Search code examples
solrload-balancingamazon-elb

Solr healthcheck for >0 documents


The default configuration for solr of /admin/ping provided for load balancer health check integrates well with the Amazon ELB load balancer health checks.

However since we're using master-slave replication when we provision a new node, Solr starts up, and replication happens, but in the meantime /admin/ping return success before the index has replicated across from master and there are documents.

We'd like nodes to only be brought live once they have done the first replication and have documents. I don't see any way of doing this with /admin/ping PingRequestHandler - it always return success if the search succeeds, even with zero results.

Nor is there anyway of matching/not matching expected text in the response with the ELB health check configuration.

How can we achieve this?


Solution

  • To expand on the nature of the problem here, the PingRequestHandler will always return a success unless....

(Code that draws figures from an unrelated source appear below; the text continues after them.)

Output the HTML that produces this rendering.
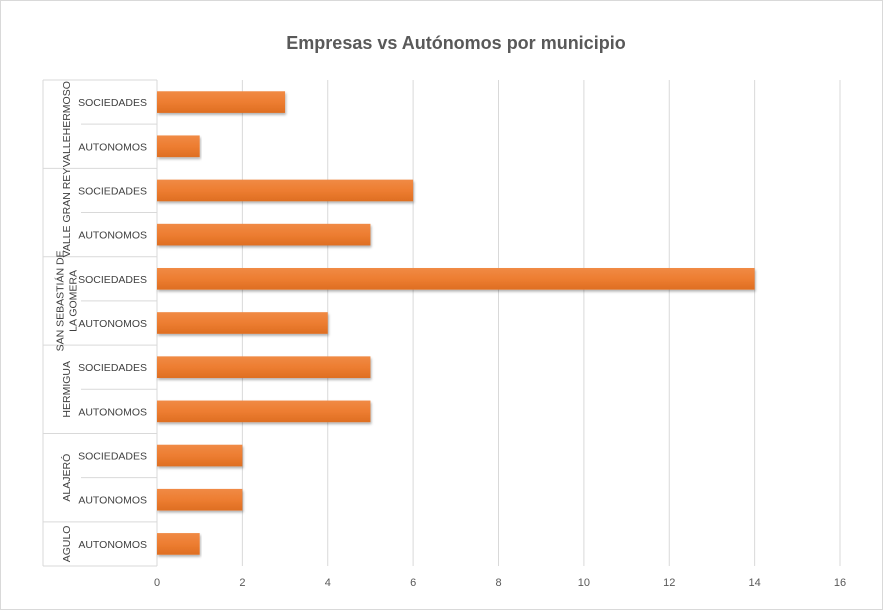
<!DOCTYPE html>
<html><head><meta charset="utf-8"><style>
html,body{margin:0;padding:0;background:#fff;}
svg{display:block;font-family:"Liberation Sans",sans-serif;}
</style></head><body>
<svg id="chart" width="883" height="611" xmlns="http://www.w3.org/2000/svg">
<defs>
<linearGradient id="bg" x1="0" y1="0" x2="0" y2="1">
<stop offset="0" stop-color="#F08A45"/><stop offset="0.5" stop-color="#ED7D31"/><stop offset="1" stop-color="#DE6E22"/>
</linearGradient>
<filter id="sh" x="-5%" y="-20%" width="110%" height="160%"><feDropShadow dx="1" dy="2" stdDeviation="1.2" flood-color="#000" flood-opacity="0.3"/></filter>
</defs>
<rect x="0.5" y="0.5" width="882" height="609" fill="#fff" stroke="#d9d9d9"/>
<text x="456" y="49" text-anchor="middle" font-size="18" font-weight="bold" fill="#595959">Empresas vs Autónomos por municipio</text>
<g id="grid"></g><g id="bars"></g><g id="labels"></g>
</svg>
<script>
const rowLabels = ["SOCIEDADES","AUTONOMOS","SOCIEDADES","AUTONOMOS","SOCIEDADES","AUTONOMOS","SOCIEDADES","AUTONOMOS","SOCIEDADES","AUTONOMOS","AUTONOMOS"];
const values = [3,1,6,5,14,4,5,5,2,2,1];
const groupNames = [["VALLEHERMOSO"],["VALLE GRAN REY"],["SAN SEBASTIÁN DE","LA GOMERA"],["HERMIGUA"],["ALAJERÓ"],["AGULO"]];
const groupSizes = [2,2,2,2,2,1];
const ticks = [0,2,4,6,8,10,12,14,16];

const NS="http://www.w3.org/2000/svg";
const x0=157,x1=840,xmax=16,yTop=80,yBot=566;
const rowH=(yBot-yTop)/values.length;
const xs=v=>x0+(x1-x0)*v/xmax;
const ys=i=>yTop+i*rowH;
function mk(tag,attrs,parent,text){const e=document.createElementNS(NS,tag);for(const k in attrs)e.setAttribute(k,attrs[k]);if(text!==undefined)e.textContent=text;parent.appendChild(e);return e;}
const grid=document.getElementById('grid'),bars=document.getElementById('bars'),labels=document.getElementById('labels');
ticks.forEach(t=>{
  if(t>0){const l=mk('line',{x1:xs(t),x2:xs(t),y1:yTop,y2:yBot,stroke:'#d9d9d9','stroke-width':1},grid);
  
  }
  const tx=mk('text',{x:xs(t),y:586,'text-anchor':'middle','font-size':11,fill:'#595959'},labels,String(t));
  
  
});
mk('line',{x1:x0,x2:x0,y1:yTop,y2:yBot,stroke:'#d9d9d9'},grid);
values.forEach((v,i)=>{
  const bh=rowH*0.49, y=ys(i)+(rowH-bh)/2;
  const r=mk('rect',{x:x0,y:y,width:xs(v)-x0,height:bh,fill:'url(#bg)',filter:'url(#sh)'},bars);
  
  
  const t=mk('text',{x:147,y:ys(i)+rowH/2+4,'text-anchor':'end','font-size':10.5,fill:'#404040'},labels,rowLabels[i]);
  
  
});
let idx=0;
mk('line',{x1:43,x2:x0,y1:yTop,y2:yTop,stroke:'#d9d9d9'},grid);
groupSizes.forEach((n,g)=>{
  const gy0=ys(idx), gy1=ys(idx+n);
  for(let k=1;k<n;k++) mk('line',{x1:81,x2:x0,y1:ys(idx+k),y2:ys(idx+k),stroke:'#d9d9d9'},grid);
  mk('line',{x1:43,x2:x0,y1:gy1,y2:gy1,stroke:'#d9d9d9'},grid);
  const cy=(gy0+gy1)/2, lines=groupNames[g];
  lines.forEach((ln,j)=>{
    const cx=66+(j-(lines.length-1)/2)*13;
    const t=mk('text',{x:cx,y:cy,'text-anchor':'middle','font-size':10.5,fill:'#404040',transform:`rotate(-90 ${cx} ${cy})`,dy:4},labels,ln);
    
    
  });
  idx+=n;
});
mk('line',{x1:43,x2:43,y1:yTop,y2:yBot,stroke:'#d9d9d9'},grid);
</script>
</body></html>
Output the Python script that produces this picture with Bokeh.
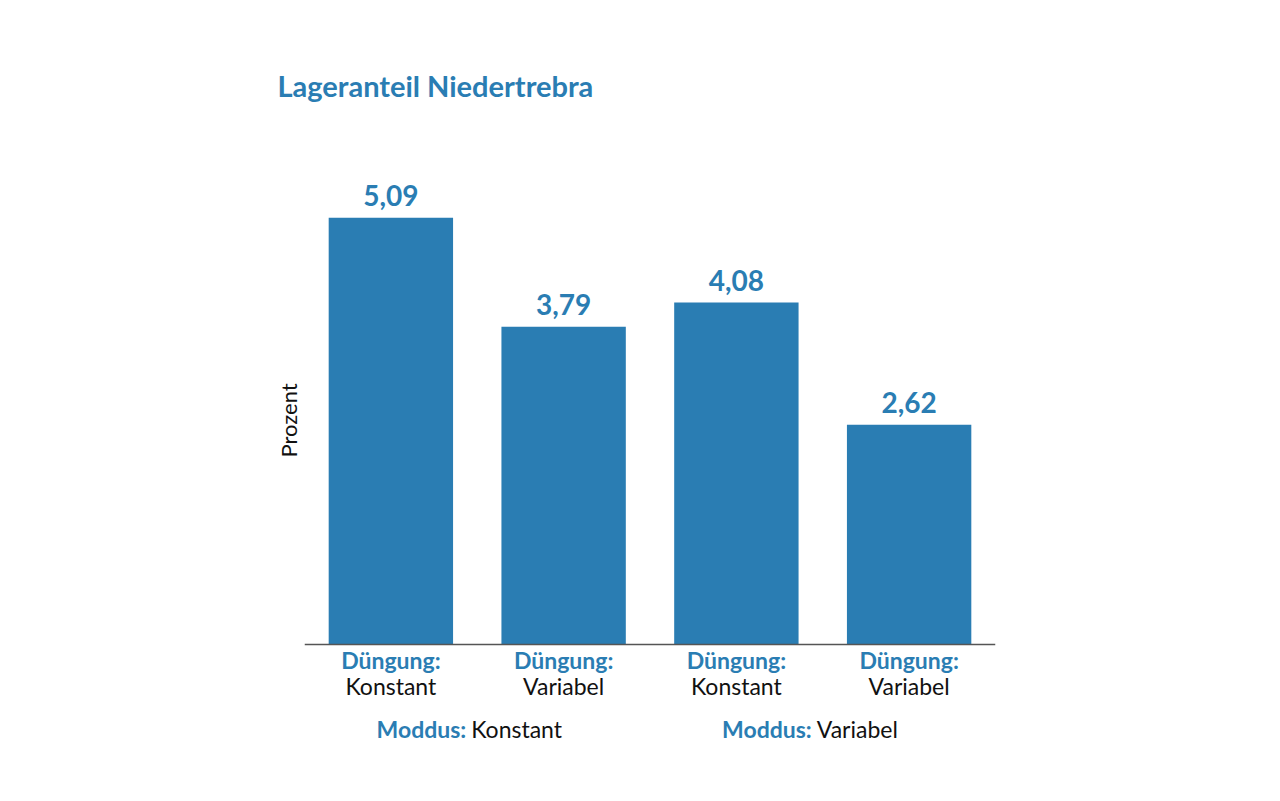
from bokeh.plotting import figure
from bokeh.models import Range1d, Span, ColumnDataSource, Title
from bokeh.core.properties import value
from bokeh.embed import file_html
from bokeh.resources import INLINE

title = "Lageranteil Niedertrebra"
y_label = "Prozent"
duengung = ["Konstant", "Variabel", "Konstant", "Variabel"]
moddus = ["Konstant", "Konstant", "Variabel", "Variabel"]
werte = [5.09, 3.79, 4.08, 2.62]
werte_text = ["5,09", "3,79", "4,08", "2,62"]

BLUE = "#2a7db3"
BLACK = "#111111"
FONT = "Lato"

xs = [i + 0.5 for i in range(len(werte))]

p = figure(width=1264, height=785, output_backend="svg", toolbar_location=None,
           x_range=Range1d(0, len(werte)), y_range=Range1d(-1.384, 6.37),
           x_axis_location=None, y_axis_location=None,
           min_border_left=304, min_border_right=269, min_border_bottom=25, min_border_top=110)
p.outline_line_color = None
p.grid.visible = False

p.title.text = title
p.title.text_font = FONT
p.title.text_font_style = "bold"
p.title.text_font_size = "29px"
p.title.text_color = BLUE
p.title.offset = -27
p.title.standoff = 15

p.add_layout(Title(text=y_label, align="left", offset=303, standoff=5, text_font=FONT,
                   text_font_size="22px", text_font_style="normal", text_color=BLACK), "left")

src = ColumnDataSource(dict(x=xs, top=werte, label=werte_text))
p.vbar(x="x", top="top", width=0.72, bottom=0, source=src, fill_color=BLUE, line_color=None)
p.text(x="x", y="top", text="label", source=src, text_align="center", text_baseline="middle",
       y_offset=-22, text_font=value(FONT), text_font_style="bold", text_font_size="28px", text_color=BLUE)

# baseline (x-axis line)
p.add_layout(Span(location=0, dimension="width", line_color="#555555", line_width=1.5))

# category labels below the baseline
cat = ColumnDataSource(dict(x=xs, head=["Düngung:"] * len(xs), d=duengung))
p.text(x="x", y=0, text="head", source=cat, text_align="center", text_baseline="middle", y_offset=16,
       text_font=value(FONT), text_font_style="bold", text_font_size="23px", text_color=BLUE)
p.text(x="x", y=0, text="d", source=cat, text_align="center", text_baseline="middle", y_offset=42,
       text_font=value(FONT), text_font_size="23px", text_color=BLACK)

groups = []
for m in moddus:
    if m not in groups:
        groups.append(m)
gx = [sum(x for x, m in zip(xs, moddus) if m == g) / moddus.count(g) for g in groups]
grp = ColumnDataSource(dict(x=gx, head=["Moddus:"] * len(groups), g=groups))
p.text(x="x", y=0, text="head", source=grp, text_align="right", text_baseline="middle",
       x_offset=-11, y_offset=85, text_font=value(FONT), text_font_style="bold",
       text_font_size="23px", text_color=BLUE)
p.text(x="x", y=0, text="g", source=grp, text_align="left", text_baseline="middle",
       x_offset=-6, y_offset=85, text_font=value(FONT), text_font_size="23px", text_color=BLACK)

open("out.html", "w").write(file_html(p, INLINE))
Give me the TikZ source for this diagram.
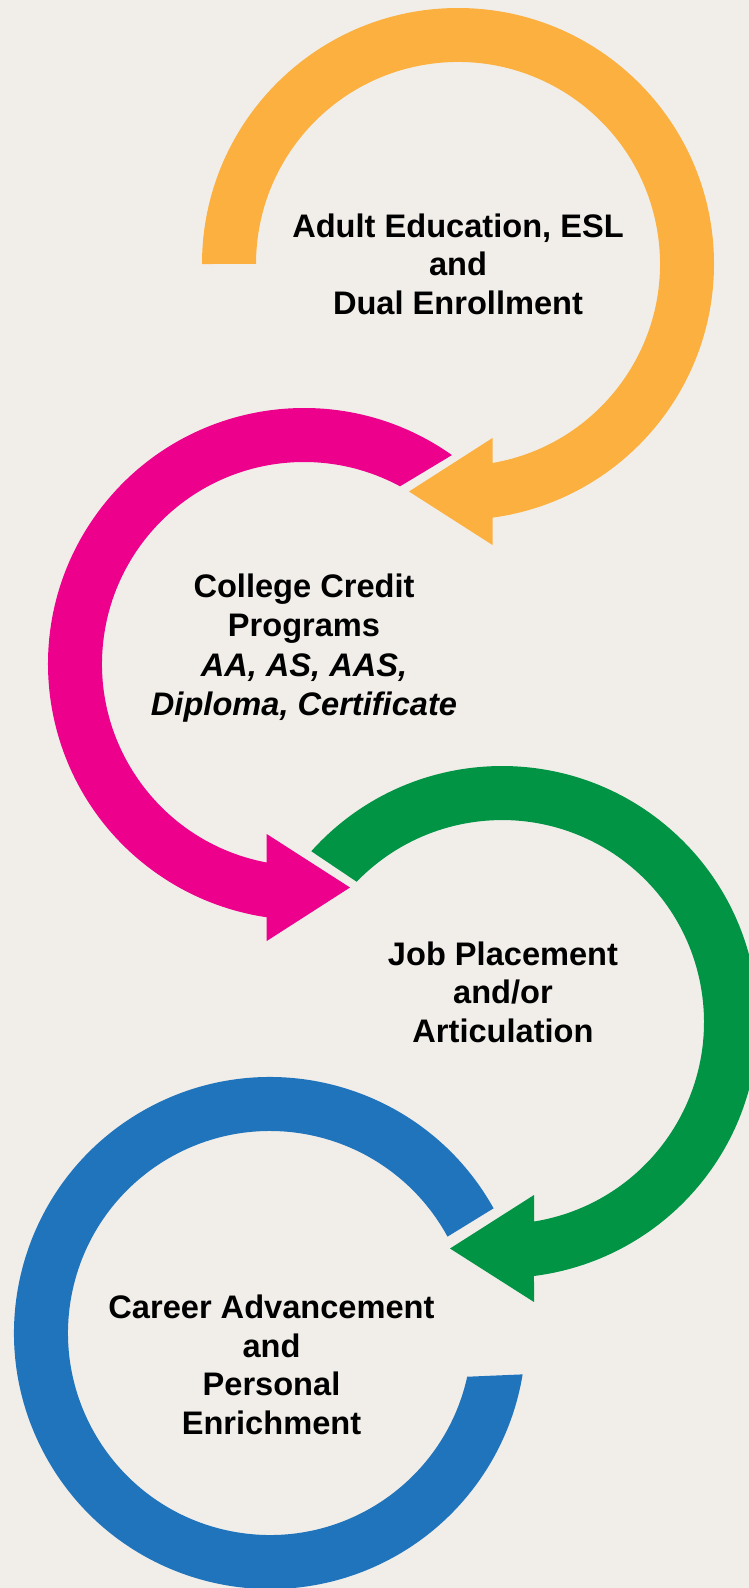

    1. Its query results in an exception being thrown.
    2. It is configured to use a healthcheck file, and that file is not found.

    Thus my suggestion is that you configure the PingRequestHandler handler to use a healthcheck file. You can then use a cron job on your Solr system whose job is to check for the existence of documents and create (or remove) the healthcheck file accordingly. If the healthcheck file is not present, the PingRequestHandler will throw a HTTP 503 which should be sufficient for ELB.

    The rough algorithm that I'd use...

    • Every minute, query http://localhost:8983/solr/select?q=*:*
    • If numDocs > 0 then touch /path/to/solr-enabled
    • Else rm /path/to/solr-enabled (optional, depending on your strictness)

    The healthcheck file can be configured in the <admin> block, and you can use an absolute path, or a filename relative to the directory from which you have started Solr.

    <admin>
      <defaultQuery>solr</defaultQuery>
      <pingQuery>q=*:*</pingQuery>
      <healthcheck type="file">/path/to/solr-enabled</healthcheck>
    </admin>
    

    Let me know how that works out! I'm tempted to implement something similar for read slaves at Websolr.